How to Photograph Waterfalls - Tutorial
Posted by Alex Wise on November 16, 2011
Photography Tips: Waterfall Photography
Waterfall photography is one of my favourite styles of photography as it combines my love of nature and long exposures. I’m a sucker for standing waist deep in a freezing stream capturing a photo. It’s strangely relaxing especially when you have a scene all to yourself. But enough jibber, these photography tips should help you with:
- What camera settings to use for waterfall photography
- Explain and show how shutter speed can affect your photo through visual examples of different long exposures
- What equipment to use
- My personal step by step process of setting up a photograph and the things I consider in terms of composing the photograph and how I decide on what camera settings to use
- Working out ideal weather conditions for waterfall photography
Most photography tips place too much emphasis on equipment and the need to have an expensive camera or lens. You can spend as much money as you want for waterfall photography but purchases I find essential are a tripod, circular polariser and a camera (No way really?). I’ve provided some equipment suggestions for each part but please don’t take this as the only equipment you can use. Be creative and use whatever you have available to you financially. I’ve seen people take some amazing photos just with an iPhone. But feel free to email me if you need any advice on what equipment I’d recommend as I’m always happy to lend a hand.
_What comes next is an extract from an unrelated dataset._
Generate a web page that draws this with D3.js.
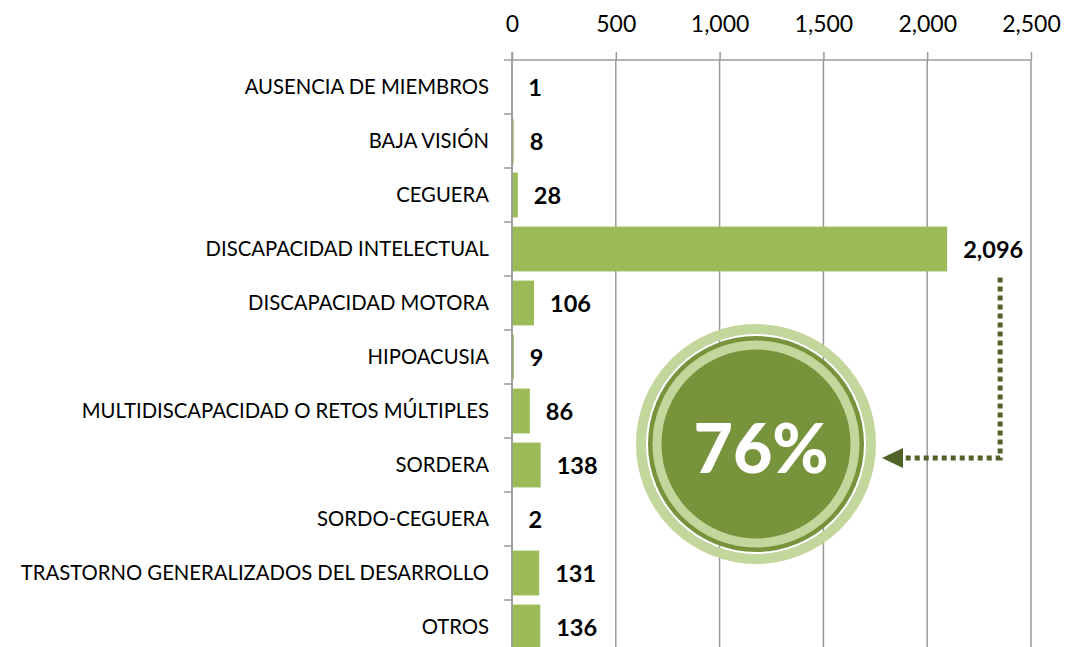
<!DOCTYPE html>
<html>
<head>
<meta charset="utf-8">
<script src="https://cdn.jsdelivr.net/npm/d3@7"></script>
<style>
	body { margin: 0; background: #fff; }
	svg { font-family: Lato, "Open Sans", sans-serif; }
</style>
</head>
<body>
<div id="chart"></div>
<script>
var categories = ["AUSENCIA DE MIEMBROS", "BAJA VISIÓN", "CEGUERA", "DISCAPACIDAD INTELECTUAL",
	"DISCAPACIDAD MOTORA", "HIPOACUSIA", "MULTIDISCAPACIDAD O RETOS MÚLTIPLES", "SORDERA",
	"SORDO-CEGUERA", "TRASTORNO GENERALIZADOS DEL DESARROLLO", "OTROS"];
var values = [1, 8, 28, 2096, 106, 9, 86, 138, 2, 131, 136];
var xTicks = [0, 500, 1000, 1500, 2000, 2500];
var highlight = "DISCAPACIDAD INTELECTUAL";
var shareLabel = "76%";

function init(){
	var w = 1067;
	var h = 647;

	var svg = d3.select("#chart")
				.append("svg")
				.attr("width", w)
				.attr("height", h);

	var x = d3.scaleLinear()
				.domain([0, 2500])
				.range([512, 1031]);

	var y = d3.scaleBand()
				.domain(categories)
				.range([60, 654])
				.paddingInner(0.17)
				.paddingOuter(0.085);

	var step = y.step();

	//gridlines
	svg.selectAll("line.grid")
		.data(xTicks)
		.enter()
		.append("line")
		.attr("class", "grid")
		.attr("x1", function(d){ return x(d); })
		.attr("x2", function(d){ return x(d); })
		.attr("y1", 60)
		.attr("y2", h)
		.style("stroke", "#9a9a9a")
		.style("stroke-width", 1.5);

	//top axis
	var xAxis = d3.axisTop(x)
				.tickValues(xTicks)
				.tickSize(8)
				.tickPadding(20)
				.tickFormat(d3.format(","));

	var gx = svg.append("g")
				.attr("transform", "translate(0,60)")
				.call(xAxis);
	gx.select(".domain").remove();
	gx.append("line")
		.attr("x1", 504).attr("x2", x(2500))
		.attr("y1", 0).attr("y2", 0)
		.style("stroke", "#9a9a9a").style("stroke-width", 1.5);
	gx.selectAll(".tick line").style("stroke", "#9a9a9a").style("stroke-width", 1.5);
	gx.selectAll(".tick text")
		.style("font-family", "Lato, sans-serif")
		.style("font-size", "23px")
		.style("fill", "#000");

	//category tick marks on the left
	svg.selectAll("line.ctick")
		.data(categories.slice(1))
		.enter()
		.append("line")
		.attr("class", "ctick")
		.attr("x1", 504)
		.attr("x2", 512)
		.attr("y1", function(d){ return y(d) - step * y.paddingInner() / 2; })
		.attr("y2", function(d){ return y(d) - step * y.paddingInner() / 2; })
		.style("stroke", "#9a9a9a")
		.style("stroke-width", 1.5);

	//bars
	svg.selectAll("rect.bar")
		.data(values)
		.enter()
		.append("rect")
		.attr("class", "bar")
		.attr("x", x(0))
		.attr("y", function(d, i){ return y(categories[i]); })
		.attr("width", function(d){ return x(d) - x(0); })
		.attr("height", y.bandwidth())
		.style("fill", "#9bbb59");

	//axis line at zero
	svg.append("line")
		.attr("x1", x(0)).attr("x2", x(0))
		.attr("y1", 52).attr("y2", h)
		.style("stroke", "#9a9a9a").style("stroke-width", 1.5);

	//category labels
	svg.selectAll("text.cat")
		.data(categories)
		.enter()
		.append("text")
		.attr("class", "cat")
		.text(function(d){ return d; })
		.attr("x", 489)
		.attr("y", function(d){ return y(d) + y.bandwidth() / 2; })
		.attr("dy", "0.35em")
		.attr("text-anchor", "end")
		.style("font-size", "20.3px")
		.style("fill", "#000");

	//value labels
	svg.selectAll("text.val")
		.data(values)
		.enter()
		.append("text")
		.attr("class", "val")
		.text(function(d){ return d3.format(",")(d); })
		.attr("x", function(d){ return x(d) + 16; })
		.attr("y", function(d, i){ return y(categories[i]) + y.bandwidth() / 2 + 1; })
		.attr("dy", "0.35em")
		.style("font-size", "23.5px")
		.style("font-weight", "bold")
		.style("fill", "#000");

	//highlight badge
	var cx = 756, cy = 444;
	var badge = svg.append("g");
	badge.append("circle").attr("cx", cx).attr("cy", cy).attr("r", 115)
		.style("fill", "none").style("stroke", "#c3d69b").style("stroke-width", 10);
	badge.append("circle").attr("cx", cx).attr("cy", cy).attr("r", 108)
		.style("fill", "#77933c");
	badge.append("circle").attr("cx", cx).attr("cy", cy).attr("r", 99)
		.style("fill", "none").style("stroke", "#c3d69b").style("stroke-width", 9);
	badge.append("text")
		.text(shareLabel)
		.attr("x", cx + 5)
		.attr("y", cy + 29)
		.attr("text-anchor", "middle")
		.style("font-size", "68px")
		.style("font-weight", 900)
		.style("fill", "#fff");

	//dotted arrow from the highlighted bar's label to the badge
	var hv = values[categories.indexOf(highlight)];
	var ax = x(hv) + 53;
	var ay0 = y(highlight) + y.bandwidth() + 6;
	var ay1 = 458;
	svg.append("path")
		.attr("d", "M" + ax + "," + ay0 + "V" + ay1 + "H" + 903)
		.style("fill", "none")
		.style("stroke", "#4f6228")
		.style("stroke-width", 5)
		.style("stroke-dasharray", "5,4");
	svg.append("path")
		.attr("d", "M882," + ay1 + "L903," + (ay1 - 10) + "L903," + (ay1 + 10) + "Z")
		.style("fill", "#4f6228");
}

window.onload = init;
</script>
</body>
</html>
An obvious one but you will need a camera that is cable of capturing shutter speeds longer than one second and preferably upwards of 15-30 seconds. All digital SLR cameras come with this functionality and most point and shoots also now provides some longer shutter speed functionality.
I must admit I’m slightly biased here as I’m a Canon shooter myself but the Canon 5D Mark III coupled with the Canon 17-40 is a fantastic combination. Why you might ask? The weather sealing of the duo make them perfect for waterfall conditions where your camera may be exposed to spray from the waterfall. I’m by no means dismissing other brands or cameras however this is just my preference.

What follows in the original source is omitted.